Snapseed App - a quick review
I haven’t really got to grips with photo editing yet apart from a bit of cropping or brightening/darkening on Picasa (which I really liked!) It is one of my aims to learn how to use Lightroom to add a bit of ‘finesse’ to my photos, but in the meantime I have been investigating the Snapseed app, free on Android phones. Part of my reluctance to use post-processing is the amount of bells and whistles to be navigated on these programs and I think a dedicated training course is required. This was my fear as I approached using Snapseed also, as initially I was faced with an array of styles and wasn’t quite sure how to use them to improve my photos. I began to feel overwhelmed by choice so decided to take one step at a time. Snapseed offers a number of tutorials for those using the app for the first time, which are worth exploring. I decided to start with one called ‘Frozen’ and to experiment with the particular technique described here. Firstly, I took my camera out to capture some winter tree images that would lend themselves to this technique. I decided to work with this image.
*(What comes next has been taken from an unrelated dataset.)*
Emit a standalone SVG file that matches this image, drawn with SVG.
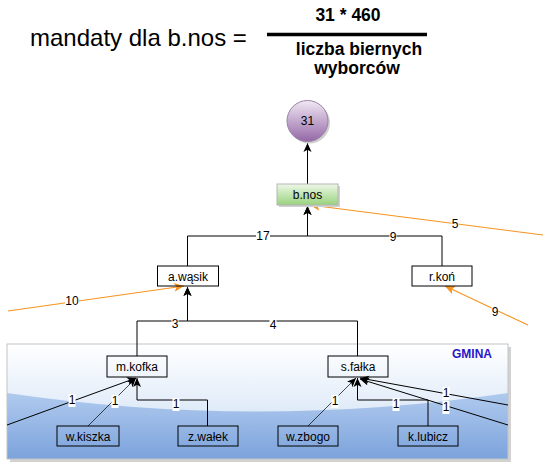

I found the Snapseed app fairly easy to use and enjoyed playing around with the different tools. As a first step, the 'rotate' tool straightens out any slanting horizons and there is obviously a 'crop' tool, which I use a lot especially since I no longer use digital zoom on my phone camera while taking the photo but zoom in later and crop to size. There is a range of tools for use, such as an Exposure and Saturation tool, and a Dodge and Burn tool brightens or darkens an image as required. In this example I used 'Glamour Glow', then 'Tune Image' and finally 'Vignette'. Making adjustments is fairly intuitive by using swiping and pinching movements. ‘Tune image’ offers a menu of useful tools, for example in Tone tool you can swipe up or down to select from among Brightness, Contrast, Saturation, Ambience, Highlights, Shadows and Warmth, then swipe left or right to increase or decrease the intensity of that effect.
Image can be darkened or brightened, different effects can be added and details can be changed.
Some of the other tutorials in Snapseed cover 'Mastering Vignettes', 'Seventies Fade' and one called 'Grandma's House' which creates a 'cosy vintage look' with three filters, 'Vintage', 'Glamour Glow' and 'Lens Blur'.
Snapseed has a good range of exposure, color and reshaping tools, brushes, and filters and it is worth experimenting with different settings. I haven't explored the app fully yet, nor do I have enough expertise to write an expert review, but for a beginner like myself it does give a good introduction to photo editing on mobile phone.